» **What you are asked to do**: Retype every line from the start of the data down to and including the line with "import pandas as pd". Skip the pictures.

» **Available data**:
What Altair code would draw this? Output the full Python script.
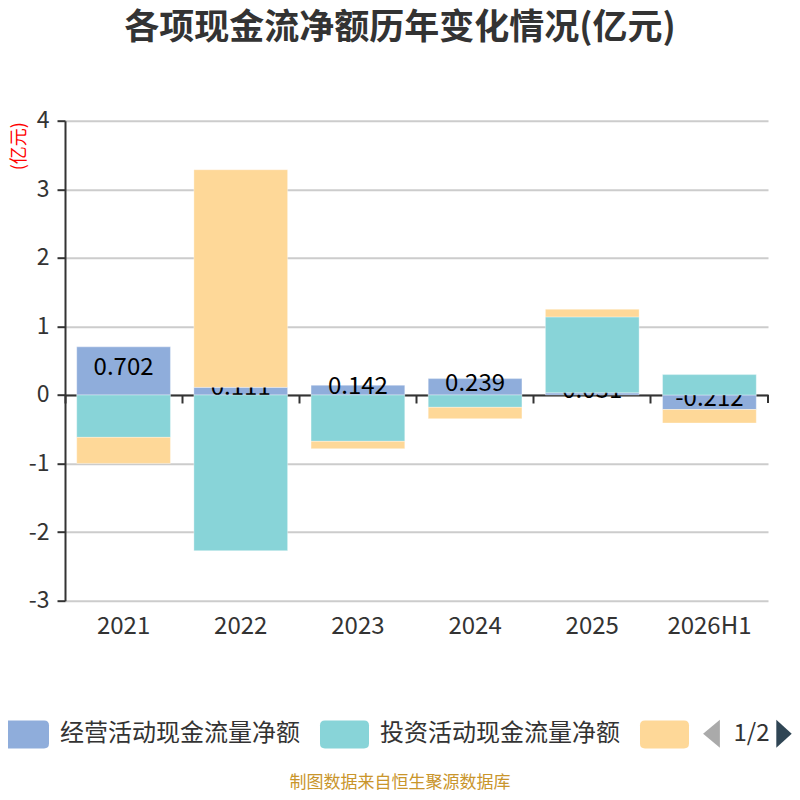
import altair as alt
import pandas as pd

# ---------------- data ----------------
years = ["2021", "2022", "2023", "2024", "2025", "2026H1"]
series = ["经营活动现金流量净额", "投资活动现金流量净额", "筹资活动现金流量净额"]
operating = [0.702, 0.111, 0.142, 0.239, 0.031, -0.212]
investing = [-0.618, -2.27, -0.676, -0.18, 1.108, 0.297]
financing = [-0.38, 3.174, -0.107, -0.165, 0.112, -0.197]
colors = ["#8FADDB", "#88D4D8", "#FED898"]
y_ticks = [-3, -2, -1, 0, 1, 2, 3, 4]
title_text = "各项现金流净额历年变化情况(亿元)"
y_title = "(亿元)"
footer_text = "制图数据来自恒生聚源数据库"
pager_text = "1/2"

rows = []
for i, yr in enumerate(years):
    for k, vals in enumerate([operating, investing, financing]):
        rows.append({"year": yr, "series": series[k], "idx": k, "value": vals[i]})
df = pd.DataFrame(rows)

# ---------------- layout ----------------
FONT = "Noto Sans CJK SC"
W, H = 703, 480
Y_MIN, Y_MAX = -3, 4
zero_px = H * Y_MAX / (Y_MAX - Y_MIN)

x_scale = alt.Scale(domain=years, paddingInner=0, paddingOuter=0)
y_scale = alt.Scale(domain=[Y_MIN, Y_MAX], nice=False, zero=False)

rounded = ("M-0.8,-0.571L0.8,-0.571Q1,-0.571 1,-0.371L1,0.371Q1,0.571 0.8,0.571"
           "L-0.8,0.571Q-1,0.571 -1,0.371L-1,-0.371Q-1,-0.571 -0.8,-0.571Z")

color = alt.Color(
    "series:N",
    scale=alt.Scale(domain=series, range=colors),
    sort=series,
    legend=alt.Legend(
        orient="none", legendX=-65, legendY=589, direction="horizontal", columns=3,
        title=None, symbolType=rounded, symbolSize=2401, symbolStrokeWidth=0,
        symbolOpacity=1, labelFont=FONT, labelFontSize=24, labelColor="#333",
        labelOffset=11, columnPadding=20, labelLimit=400, padding=0,
        labelExpr="datum.label == '筹资活动现金流量净额' ? '' : datum.label",
    ),
)

y_axis = alt.Axis(
    values=y_ticks, labelExpr="datum.value + ''", labelFont=FONT, labelFontSize=23,
    labelColor="#333", tickSize=8, tickWidth=2, tickColor="#333",
    domainColor="#333", domainWidth=2, gridColor="#cccccc", gridWidth=2, labelPadding=8,
    title=y_title, titleFont=FONT, titleFontSize=18, titleFontWeight="normal",
    titleColor="red", titleAngle=270, titleX=-46, titleY=25,
    titleAlign="center", titleBaseline="middle",
)

bottom_axis = alt.Axis(
    orient="bottom", domain=False, ticks=False, tickSize=0, grid=False,
    labelFont=FONT, labelFontSize=24, labelColor="#333", labelPadding=14,
    labelAngle=0, title=None,
)

zero_axis = alt.Axis(
    orient="bottom", offset=-(H - zero_px), labels=False, ticks=True, domain=True,
    bandPosition=0, tickSize=8, tickWidth=2, tickColor="#333",
    domainColor="#333", domainWidth=2, grid=False, title=None,
)

bar_style = dict(width=alt.RelativeBandSize(0.8), stroke="white", strokeWidth=1, strokeOpacity=0.35)


def stacked():
    return alt.Chart(df).transform_stack(
        stack="value", groupby=["year"], as_=["y0", "y1"],
        sort=[alt.SortField("idx", order="ascending")],
    )


axis_layer = alt.Chart(df).mark_rule(opacity=0).encode(
    x=alt.X("year:N", sort=years, scale=x_scale, axis=zero_axis)
)

ops = stacked().transform_filter("datum.idx == 0").mark_bar(**bar_style).encode(
    x=alt.X("year:N", sort=years, scale=x_scale, axis=bottom_axis),
    y=alt.Y("y0:Q", scale=y_scale, axis=y_axis),
    y2="y1:Q",
    color=color,
)

labels = stacked().transform_filter("datum.idx == 0").transform_calculate(
    mid="(datum.y0 + datum.y1) / 2",
    lbl="replace(format(datum.value, '.3f'), '\u2212', '-')",
).mark_text(font=FONT, fontSize=24, color="#000", baseline="middle", dy=-3).encode(
    x=alt.X("year:N", sort=years, scale=x_scale, axis=None),
    y=alt.Y("mid:Q", scale=y_scale, axis=None),
    text="lbl:N",
)

others = stacked().transform_filter("datum.idx > 0").mark_bar(**bar_style).encode(
    x=alt.X("year:N", sort=years, scale=x_scale, axis=None),
    y=alt.Y("y0:Q", scale=y_scale, axis=None),
    y2="y1:Q",
    color=color,
)

end_tick = alt.Chart(pd.DataFrame({"k": [0]})).mark_rule(color="#333", strokeWidth=2).encode(
    x=alt.value(W), y=alt.value(zero_px), y2=alt.value(zero_px + 8)
)

title_layer = alt.Chart(pd.DataFrame({"t": [title_text]})).mark_text(
    font=FONT, fontSize=35, fontWeight="bold", color="#333", align="center", baseline="middle"
).encode(x=alt.value(335), y=alt.value(-93), text="t:N")

footer_layer = alt.Chart(pd.DataFrame({"t": [footer_text]})).mark_text(
    font=FONT, fontSize=17, color="#C9952B", align="center", baseline="middle"
).encode(x=alt.value(335), y=alt.value(662.5), text="t:N")

pager_layer = alt.Chart(pd.DataFrame({"t": [pager_text]})).mark_text(
    font=FONT, fontSize=24, color="#333", align="center", baseline="middle"
).encode(x=alt.value(686.5), y=alt.value(613), text="t:N")

arrow_left = alt.Chart(pd.DataFrame({"k": [0]})).mark_point(
    shape="M0.6,-1L-0.6,0L0.6,1Z", filled=True, size=784, color="#AAAAAA", opacity=1, strokeWidth=0
).encode(x=alt.value(646.5), y=alt.value(613))

arrow_right = alt.Chart(pd.DataFrame({"k": [0]})).mark_point(
    shape="M-0.55,-1L0.55,0L-0.55,1Z", filled=True, size=784, color="#2F4554", opacity=1, strokeWidth=0
).encode(x=alt.value(719), y=alt.value(613))

chart = alt.layer(
    axis_layer, ops, labels, others, end_tick,
    title_layer, footer_layer, pager_layer, arrow_left, arrow_right,
).resolve_axis(x="independent", y="independent").properties(
    width=W, height=H,
    autosize=alt.AutoSizeParams(type="none"),
    padding={"left": 57, "top": 112.7, "right": 24, "bottom": 191.3},
).configure_view(stroke=None)

chart.save("out.html", embed_options={"renderer": "svg", "actions": False})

» **Finished task**:
What Altair code would draw this? Output the full Python script.
import altair as alt
import pandas as pd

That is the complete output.